## begin INFORMATION SHOWN

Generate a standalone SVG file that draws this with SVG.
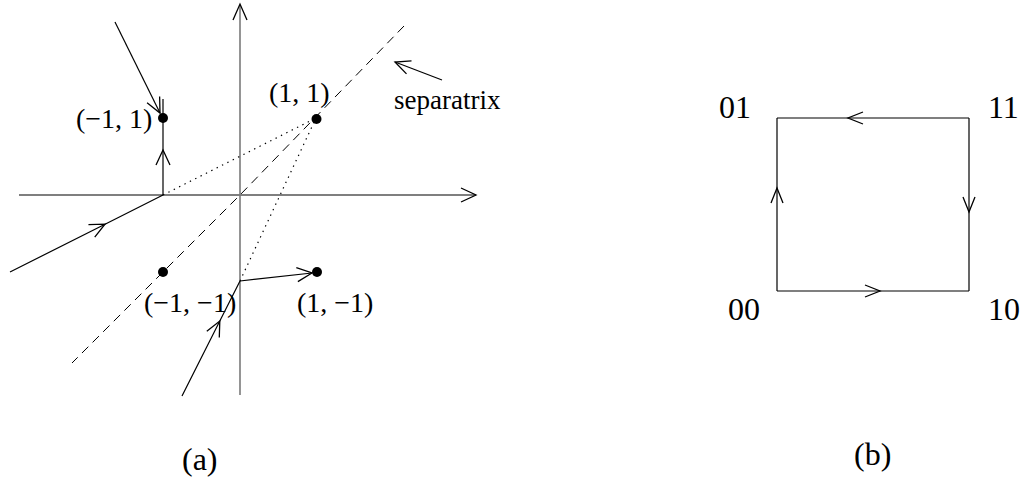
<svg xmlns="http://www.w3.org/2000/svg" width="1026" height="479" viewBox="0 0 1026 479">
<style>
.ln{fill:none;stroke:#000;stroke-width:1.2}
.ax{fill:none;stroke:#000;stroke-width:1.2}
.vax{fill:none;stroke:#7a7a7a;stroke-width:1.6}
.dash{fill:none;stroke:#000;stroke-width:1;stroke-dasharray:9 6}
.dot{fill:none;stroke:#000;stroke-width:1.2;stroke-dasharray:1.4 4.6}
.pt{fill:#000}
.lbl{font-family:"Liberation Serif","Times New Roman",serif;font-size:28px;fill:#000}
.sep{font-family:"Liberation Serif","Times New Roman",serif;font-size:27px;fill:#000}
.big{font-family:"Liberation Serif","Times New Roman",serif;font-size:32px;fill:#000}
</style>
<defs>
<marker id="ah" markerUnits="userSpaceOnUse" markerWidth="20" markerHeight="20" refX="0" refY="0" orient="auto" overflow="visible">
<path d="M-15,-7 L0,0 L-15,7" fill="none" stroke="#000" stroke-width="1.3"/>
</marker>
<marker id="ah2" markerUnits="userSpaceOnUse" markerWidth="20" markerHeight="20" refX="0" refY="0" orient="auto" overflow="visible">
<path d="M-15,-6 L0,0 L-15,6" fill="none" stroke="#000" stroke-width="1.3"/>
</marker>
</defs>
<rect width="1026" height="479" fill="#fff"/>

<g id="axes">
<line class="ax" x1="19" y1="195" x2="476" y2="195" marker-end="url(#ah)"/>
<line class="vax" x1="240" y1="395" x2="240" y2="5"/>
<path d="M233,20 L240,4 L247,20" fill="none" stroke="#000" stroke-width="1.3"/>
</g>

<g id="connectors">
<polyline class="dash" points="404,26 240,195 72,363"/>
<line class="dot" x1="163" y1="195" x2="316" y2="118"/>
<line class="dot" x1="240" y1="281" x2="316" y2="118"/>
<line class="ln" x1="115" y1="22" x2="160" y2="113" marker-end="url(#ah)"/>
<polyline class="ln" points="163,195 163,150 163,99" marker-mid="url(#ah)"/>
<polyline class="ln" points="10,272 105,224.2 163,195" marker-mid="url(#ah)"/>
<polyline class="ln" points="182,396 219.8,321 240,281" marker-mid="url(#ah)"/>
<line class="ln" x1="240" y1="281" x2="312" y2="273" marker-end="url(#ah)"/>
<line class="ln" x1="442" y1="80" x2="395" y2="62" marker-end="url(#ah)"/>
<polyline class="ln" points="777,291 880,291 969,291" marker-mid="url(#ah2)"/>
<polyline class="ln" points="969,118 969,212 969,291" marker-mid="url(#ah2)"/>
<polyline class="ln" points="969,118 848,118 777,118" marker-mid="url(#ah2)"/>
<polyline class="ln" points="777,291 777,188 777,118" marker-mid="url(#ah2)"/>
</g>

<g id="node-m1p1">
<circle class="pt" cx="163" cy="118" r="5"/>
<text class="lbl" x="76" y="128">(−1, 1)</text>
</g>
<g id="node-p1p1">
<circle class="pt" cx="316.5" cy="119" r="5"/>
<text class="lbl" x="269" y="102">(1, 1)</text>
</g>
<g id="node-m1m1">
<circle class="pt" cx="163" cy="272" r="5"/>
<text class="lbl" x="144" y="312">(−1, −1)</text>
</g>
<g id="node-p1m1">
<circle class="pt" cx="317" cy="272" r="5"/>
<text class="lbl" x="297" y="312">(1, −1)</text>
</g>
<g id="label-separatrix">
<text class="sep" x="394" y="109">separatrix</text>
</g>
<g id="caption-a"><text class="big" x="182" y="470">(a)</text></g>

<g id="node-01"><text class="big" x="719" y="118">01</text></g>
<g id="node-11"><text class="big" x="988" y="118">11</text></g>
<g id="node-00"><text class="big" x="728" y="320">00</text></g>
<g id="node-10"><text class="big" x="988" y="320">10</text></g>
<g id="caption-b"><text class="big" x="854" y="465">(b)</text></g>
</svg>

## end INFORMATION SHOWN

▶ [WORK REQUIRED] Leave every image out, and retype the material exactly.

▶ [PROBLEM SOLUTION]
Generate a standalone SVG file that draws this with SVG.
<svg xmlns="http://www.w3.org/2000/svg" width="1026" height="479" viewBox="0 0 1026 479">
<style>
.ln{fill:none;stroke:#000;stroke-width:1.2}
.ax{fill:none;stroke:#000;stroke-width:1.2}
.vax{fill:none;stroke:#7a7a7a;stroke-width:1.6}
.dash{fill:none;stroke:#000;stroke-width:1;stroke-dasharray:9 6}
.dot{fill:none;stroke:#000;stroke-width:1.2;stroke-dasharray:1.4 4.6}
.pt{fill:#000}
.lbl{font-family:"Liberation Serif","Times New Roman",serif;font-size:28px;fill:#000}
.sep{font-family:"Liberation Serif","Times New Roman",serif;font-size:27px;fill:#000}
.big{font-family:"Liberation Serif","Times New Roman",serif;font-size:32px;fill:#000}
</style>
<defs>
<marker id="ah" markerUnits="userSpaceOnUse" markerWidth="20" markerHeight="20" refX="0" refY="0" orient="auto" overflow="visible">
<path d="M-15,-7 L0,0 L-15,7" fill="none" stroke="#000" stroke-width="1.3"/>
</marker>
<marker id="ah2" markerUnits="userSpaceOnUse" markerWidth="20" markerHeight="20" refX="0" refY="0" orient="auto" overflow="visible">
<path d="M-15,-6 L0,0 L-15,6" fill="none" stroke="#000" stroke-width="1.3"/>
</marker>
</defs>
<rect width="1026" height="479" fill="#fff"/>

<g id="axes">
<line class="ax" x1="19" y1="195" x2="476" y2="195" marker-end="url(#ah)"/>
<line class="vax" x1="240" y1="395" x2="240" y2="5"/>
<path d="M233,20 L240,4 L247,20" fill="none" stroke="#000" stroke-width="1.3"/>
</g>

<g id="connectors">
<polyline class="dash" points="404,26 240,195 72,363"/>
<line class="dot" x1="163" y1="195" x2="316" y2="118"/>
<line class="dot" x1="240" y1="281" x2="316" y2="118"/>
<line class="ln" x1="115" y1="22" x2="160" y2="113" marker-end="url(#ah)"/>
<polyline class="ln" points="163,195 163,150 163,99" marker-mid="url(#ah)"/>
<polyline class="ln" points="10,272 105,224.2 163,195" marker-mid="url(#ah)"/>
<polyline class="ln" points="182,396 219.8,321 240,281" marker-mid="url(#ah)"/>
<line class="ln" x1="240" y1="281" x2="312" y2="273" marker-end="url(#ah)"/>
<line class="ln" x1="442" y1="80" x2="395" y2="62" marker-end="url(#ah)"/>
<polyline class="ln" points="777,291 880,291 969,291" marker-mid="url(#ah2)"/>
<polyline class="ln" points="969,118 969,212 969,291" marker-mid="url(#ah2)"/>
<polyline class="ln" points="969,118 848,118 777,118" marker-mid="url(#ah2)"/>
<polyline class="ln" points="777,291 777,188 777,118" marker-mid="url(#ah2)"/>
</g>

<g id="node-m1p1">
<circle class="pt" cx="163" cy="118" r="5"/>
<text class="lbl" x="76" y="128">(−1, 1)</text>
</g>
<g id="node-p1p1">
<circle class="pt" cx="316.5" cy="119" r="5"/>
<text class="lbl" x="269" y="102">(1, 1)</text>
</g>
<g id="node-m1m1">
<circle class="pt" cx="163" cy="272" r="5"/>
<text class="lbl" x="144" y="312">(−1, −1)</text>
</g>
<g id="node-p1m1">
<circle class="pt" cx="317" cy="272" r="5"/>
<text class="lbl" x="297" y="312">(1, −1)</text>
</g>
<g id="label-separatrix">
<text class="sep" x="394" y="109">separatrix</text>
</g>
<g id="caption-a"><text class="big" x="182" y="470">(a)</text></g>

<g id="node-01"><text class="big" x="719" y="118">01</text></g>
<g id="node-11"><text class="big" x="988" y="118">11</text></g>
<g id="node-00"><text class="big" x="728" y="320">00</text></g>
<g id="node-10"><text class="big" x="988" y="320">10</text></g>
<g id="caption-b"><text class="big" x="854" y="465">(b)</text></g>
</svg>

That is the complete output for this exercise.